Sí, sí, el momento exacto en que ella decidió irse con el otro y dejarlo a un lado sin explicación. Ese es el punto de partida de una pieza preciosa levantada sobre un finísimo dibujo acústico, unas cintas de fondo que bien podrían ser llantos y un poderoso bombo velvetiano. En ella, el tono de Ricardo surge grave y sereno, pero aún muestra alguna grieta de fragilidad. Lógico, pregunta en voz alta y poética esos interrogantes que rara vez traspasan la barrera del pensamiento: “Ahora que sé que hubo un día en todo terminó / Me pregunto donde estaba cuando él te tocó / ¿Pensaste en algún momento en lo que sentiría yo? /¿Pensaste en algún momento en decirle que no?”

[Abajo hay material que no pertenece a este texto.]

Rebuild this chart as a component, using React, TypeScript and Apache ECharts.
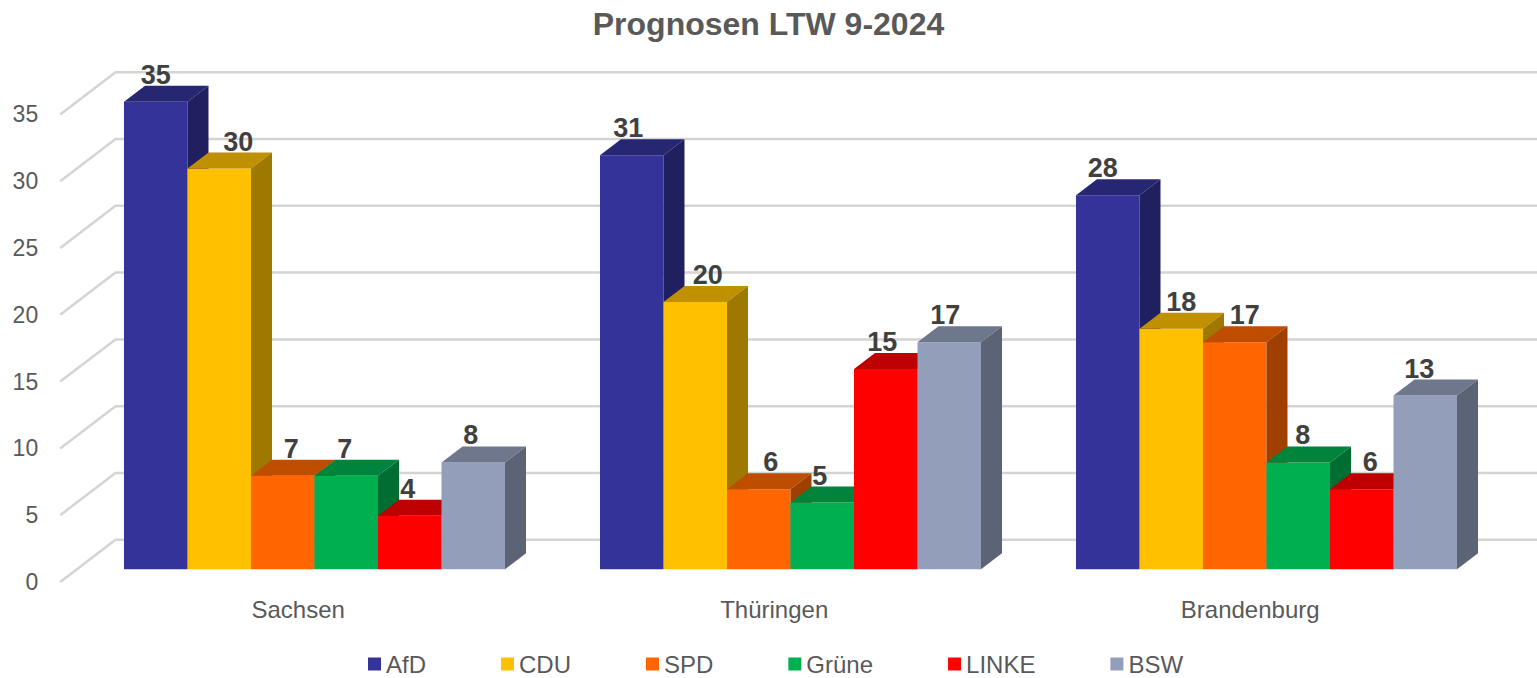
import React, { useEffect, useRef } from "react";
import * as echarts from "echarts";

const categories = ["Sachsen", "Thüringen", "Brandenburg"];
const parties = ["AfD", "CDU", "SPD", "Grüne", "LINKE", "BSW"];
const afd = [35, 31, 28];
const cdu = [30, 20, 18];
const spd = [7, 6, 17];
const gruene = [7, 5, 8];
const linke = [4, 15, 6];
const bsw = [8, 17, 13];
const yTicks = [0, 5, 10, 15, 20, 25, 30, 35];

const partyValues = [afd, cdu, spd, gruene, linke, bsw];
const partyColors = ["#333399", "#FFC000", "#FF6600", "#00B050", "#FF0000", "#939EBB"];

// label placement tweaks (pixels, horizontal), as in the original chart's label layout
const labelNudgeX = [
  [0, -3.5, -5],
  [19, 12.5, 10],
  [8.5, 12, 10],
  [-1.5, -2.5, 4.5],
  [-2, -3.5, 8.5],
  [-2.5, -4, -6],
];

function shade(hex: string, f: number) {
  const n = parseInt(hex.slice(1), 16);
  const r = Math.round(((n >> 16) & 255) * f);
  const g = Math.round(((n >> 8) & 255) * f);
  const b = Math.round((n & 255) * f);
  return `rgb(${r},${g},${b})`;
}

const FONT = '"Liberation Sans", Arial, sans-serif';
const DX = 21;
const DY = 16;
const WX = 39;
const WY = 29.5;
const FX = -16.3;
const FY = 12.7;

export default function App() {
  const ref = useRef<HTMLDivElement>(null);
  useEffect(() => {
    if (!ref.current) return;
    const chart = echarts.init(ref.current, null, { renderer: "svg" });
    const nP = parties.length;

    const barSeries = parties.map((name, i) => ({
      name,
      type: "custom",
      xAxisIndex: 0,
      yAxisIndex: 0,
      itemStyle: { color: partyColors[i] },
      data: partyValues[i].map((v, ci) => [ci, v]),
      renderItem: (params: any, api: any) => {
        const ci = api.value(0);
        const v = api.value(1);
        const [cx, cy] = api.coord([ci, v]);
        const base = api.coord([ci, 0])[1];
        const band = api.size([1, 0])[0];
        const bw = (band * 63.5) / 476;
        const left = cx - (nP / 2) * bw + i * bw;
        const right = left + bw;
        const col = partyColors[i];
        return {
          type: "group",
          children: [
            {
              type: "rect",
              shape: { x: left, y: cy, width: bw, height: base - cy },
              style: { fill: col },
            },
            {
              type: "polygon",
              shape: {
                points: [
                  [left, cy],
                  [left + DX, cy - DY],
                  [right + DX, cy - DY],
                  [right, cy],
                ],
              },
              style: { fill: shade(col, 0.75) },
            },
            {
              type: "polygon",
              shape: {
                points: [
                  [right, cy],
                  [right + DX, cy - DY],
                  [right + DX, base - DY],
                  [right, base],
                ],
              },
              style: { fill: shade(col, 0.625) },
            },
            {
              type: "text",
              z2: 100,
              x: left + bw / 2 + labelNudgeX[i][ci],
              y: cy - 27,
              style: {
                text: String(v),
                fill: "#404040",
                fontSize: 27,
                fontWeight: "bold",
                fontFamily: FONT,
                align: "center",
                verticalAlign: "middle",
              },
            },
          ],
        };
      },
    }));

    const gridSeries = {
      name: "grid",
      type: "custom",
      xAxisIndex: 0,
      yAxisIndex: 0,
      silent: true,
      z: 1,
      data: yTicks.map((v) => [0, v]),
      renderItem: (params: any, api: any) => {
        const y = api.coord([0, api.value(1)])[1];
        const x0 = params.coordSys.x;
        return {
          type: "polyline",
          shape: {
            points: [
              [x0 + FX, y + FY],
              [x0 + WX, y - WY],
              [1537, y - WY],
            ],
          },
          style: { stroke: "#D4D4D4", lineWidth: 2.5, fill: null },
        };
      },
    };

    chart.setOption({
      animation: false,
      backgroundColor: "#ffffff",
      title: {
        text: "Prognosen LTW 9-2024",
        left: "center",
        top: 3,
        textStyle: { fontSize: 32, fontWeight: "bold", color: "#595959", fontFamily: FONT },
      },
      legend: {
        data: parties,
        left: 368,
        top: 652,
        padding: 0,
        icon: "rect",
        itemWidth: 13,
        itemHeight: 13,
        itemGap: 75,
        textStyle: { fontSize: 24, lineHeight: 20, color: "#595959", fontFamily: FONT },
      },
      grid: [
        { left: 76.5, top: 101.7, width: 1428, height: 467.6 },
        { left: 60.2, top: 114.4, width: 1428, height: 467.6 },
      ],
      xAxis: [
        { type: "category", gridIndex: 0, data: categories, show: false },
        {
          type: "category",
          gridIndex: 1,
          data: categories,
          axisLine: { show: false },
          axisTick: { show: false },
          axisLabel: { fontSize: 24, color: "#595959", fontFamily: FONT, margin: 15 },
        },
      ],
      yAxis: [
        { type: "value", gridIndex: 0, min: 0, max: 35, interval: 5, show: false },
        {
          type: "value",
          gridIndex: 1,
          min: 0,
          max: 35,
          interval: 5,
          splitLine: { show: false },
          axisLine: { show: false },
          axisTick: { show: false },
          axisLabel: { fontSize: 23, color: "#595959", fontFamily: FONT, margin: 22 },
        },
      ],
      series: [gridSeries, ...barSeries],
    });
    return () => chart.dispose();
  }, []);
  return (
    <div
      ref={ref}
      style={{ position: "fixed", left: 0, top: 0, width: 1537, height: 678 }}
    />
  );
}
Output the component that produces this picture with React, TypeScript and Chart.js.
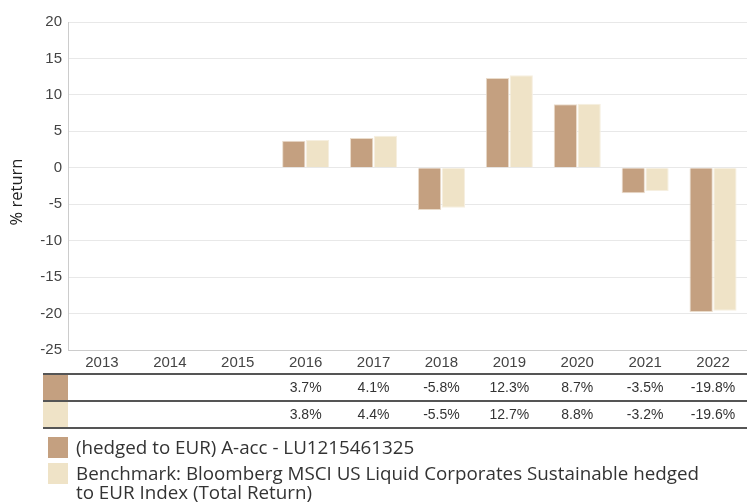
import React, { useEffect, useRef } from "react";
import { Chart, registerables } from "chart.js";

Chart.register(...registerables);

const years = ["2013", "2014", "2015", "2016", "2017", "2018", "2019", "2020", "2021", "2022"];
const fundValues: (number | null)[] = [null, null, null, 3.7, 4.1, -5.8, 12.3, 8.7, -3.5, -19.8];
const benchValues: (number | null)[] = [null, null, null, 3.8, 4.4, -5.5, 12.7, 8.8, -3.2, -19.6];
const fundLabel = "(hedged to EUR) A-acc - LU1215461325";
const benchLabelLines = [
  "Benchmark: Bloomberg MSCI US Liquid Corporates Sustainable hedged",
  "to EUR Index (Total Return)",
];
const yTitle = "% return";

const FUND_COLOR = "#c4a080";
const BENCH_COLOR = "#efe3c7";

const tablePlugin = {
  id: "tableLegend",
  afterDraw(chart: any) {
    const ctx = chart.ctx;
    const x = chart.scales.x;
    ctx.save();
    // y axis title
    ctx.save();
    ctx.translate(17, 192);
    ctx.rotate(-Math.PI / 2);
    ctx.fillStyle = "#222";
    ctx.font = "16.5px 'Open Sans', 'Noto Sans', sans-serif";
    ctx.textAlign = "center";
    ctx.textBaseline = "middle";
    ctx.fillText(yTitle, 0, 0);
    ctx.restore();
    // swatches in table
    ctx.fillStyle = FUND_COLOR;
    ctx.fillRect(43, 375, 25, 25);
    ctx.fillStyle = BENCH_COLOR;
    ctx.fillRect(43, 402, 25, 25);
    // lines
    ctx.strokeStyle = "#555";
    ctx.lineWidth = 2;
    [374, 401, 428].forEach((y) => {
      ctx.beginPath();
      ctx.moveTo(43, y);
      ctx.lineTo(747, y);
      ctx.stroke();
    });
    // values
    ctx.fillStyle = "#333";
    ctx.font = "14px 'Liberation Sans', Arial, sans-serif";
    ctx.textAlign = "center";
    ctx.textBaseline = "middle";
    years.forEach((_, i) => {
      const cx = x.getPixelForValue(i);
      const f = fundValues[i];
      const b = benchValues[i];
      if (f !== null) ctx.fillText(f.toFixed(1) + "%", cx, 388);
      if (b !== null) ctx.fillText(b.toFixed(1) + "%", cx, 415);
    });
    // legend
    ctx.fillStyle = FUND_COLOR;
    ctx.fillRect(48, 437, 20, 21);
    ctx.fillStyle = BENCH_COLOR;
    ctx.fillRect(48, 463, 20, 21);
    ctx.fillStyle = "#333";
    ctx.textAlign = "left";
    ctx.textBaseline = "alphabetic";
    ctx.font = "18.8px 'Open Sans', 'Noto Sans', sans-serif";
    ctx.fillText(fundLabel, 76, 454);
    ctx.fillText(benchLabelLines[0], 76, 480);
    ctx.fillText(benchLabelLines[1], 76, 499);
    ctx.restore();
  },
};

export default function App() {
  const ref = useRef<HTMLCanvasElement>(null);
  useEffect(() => {
    document.body.style.margin = "0";
    const chart = new Chart(ref.current!, {
      type: "bar",
      data: {
        labels: years,
        datasets: [
          {
            label: fundLabel,
            data: fundValues,
            backgroundColor: FUND_COLOR,
            borderColor: "#eadccb",
            borderWidth: 1,
            barPercentage: 0.98,
            categoryPercentage: 0.7,
          },
          {
            label: benchLabelLines.join(" "),
            data: benchValues,
            backgroundColor: BENCH_COLOR,
            borderColor: "#f6efe0",
            borderWidth: 1,
            barPercentage: 0.98,
            categoryPercentage: 0.7,
          },
        ],
      },
      options: {
        animation: false,
        responsive: false,
        maintainAspectRatio: false,
        layout: { padding: { top: 22, right: 0, bottom: 134, left: 0 } },
        plugins: {
          legend: { display: false },
          tooltip: { enabled: false },
        },
        scales: {
          x: {
            grid: { display: false, drawTicks: false },
            border: { color: "#ccc" },
            ticks: {
              color: "#444",
              font: { family: "'Liberation Sans', Arial, sans-serif", size: 15 },
              padding: 4,
              maxRotation: 0,
            },
            afterFit(scale: any) {
              scale.height = 20;
            },
          },
          y: {
            min: -25,
            max: 20,
            ticks: {
              stepSize: 5,
              color: "#444",
              font: { family: "'Liberation Sans', Arial, sans-serif", size: 15 },
              padding: 6,
            },
            grid: { color: "#e8e8e8", drawTicks: false },
            border: { color: "#ccc" },
            title: { display: false, text: yTitle },
            afterFit(scale: any) {
              scale.width = 68;
            },
          },
        },
      },
      plugins: [tablePlugin],
    });
    return () => chart.destroy();
  }, []);
  return (
    <div style={{ position: "fixed", left: 0, top: 0, width: 747, height: 504 }}>
      <canvas ref={ref} width={747} height={504} style={{ width: 747, height: 504 }} />
    </div>
  );
}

Cuatro líneas y ya. Está. Clic, conexión, empatía. En efecto, Ricardo es de los nuestros, un tipo solo y puteado al que le han hecho trizas el corazón. Lo abrazamos con los oídos porque todo lo expone con sencillez y clarividencia que sería casi imposible de decir fuera de una canción sin que tiemble la voz. En cuanto termina el cuarto verso, entra un banjo y la emoción se abre como una flor para seguir preguntando, ya en tono patético y casi humillante: “Si al despertarte tal vez hubo un momento de compasión/ Para este imbécil que escribía canciones de amor / Es las servilletas de cafeterías desiertas”. Para finalmente terminar cantando un “Con lo que yo soñaba a otro se lo regalaba”.

Luego, el tema da una vuelta y acude a la imagen que le da título (“Dicen los indios que el alce nunca aprendió a llorar / Por eso embiste a los árboles para descargar / Toda la furia y la rabia que no le deja vivir”) y remata metiendo al autor dentro de ella: “Toda la furia y la pena que no me deja olvidar”. Todo fluye a la perfección y la canción se revela como una de esas confesiones en voz baja que se hacen mirando al vacío y ante las que no sabes muy bien cómo corresponder más que estando ahí, callado, poniéndote en situación y revisando en tu historial sentimental alguna traición similar.

“En lo que yo creía era una mentira / el amor no existe, tú me lo destruiste” termina cantando Ricardo en el final enrarecido de la canción. Y es ahí, precisamente ahí, cuando uno piensa en el rostro de la destinatarias y surgen las preguntas: ¿Cómo se sintió la primera vez que la escuchó? ¿De qué modo contestó a las preguntas? ¿Llegó a llamar por teléfono al autor? ¿Se volvieron a ver? Pero, por encima de todos, existe un gran interrogante: ¿Se puede vivir con el peso de una canción así sin deshacerse por dentro?

Cuernos, traiciones y castillos sentimentales hechos añicos. La historia es la de siempre, la que ocurre casi a diario, pero en esta ocasión ha quedado inmortalizada en una canción que suena y suena sin parar, embelleciéndose con el uso. Todo el mundo la puede escuchar, pero sobre todo ella. Misión cumplida, por tanto. Ahora solo queda saber qué pasó después. Si es que pasó algo y todo esto no fue una simple invención, que nos creímos como real.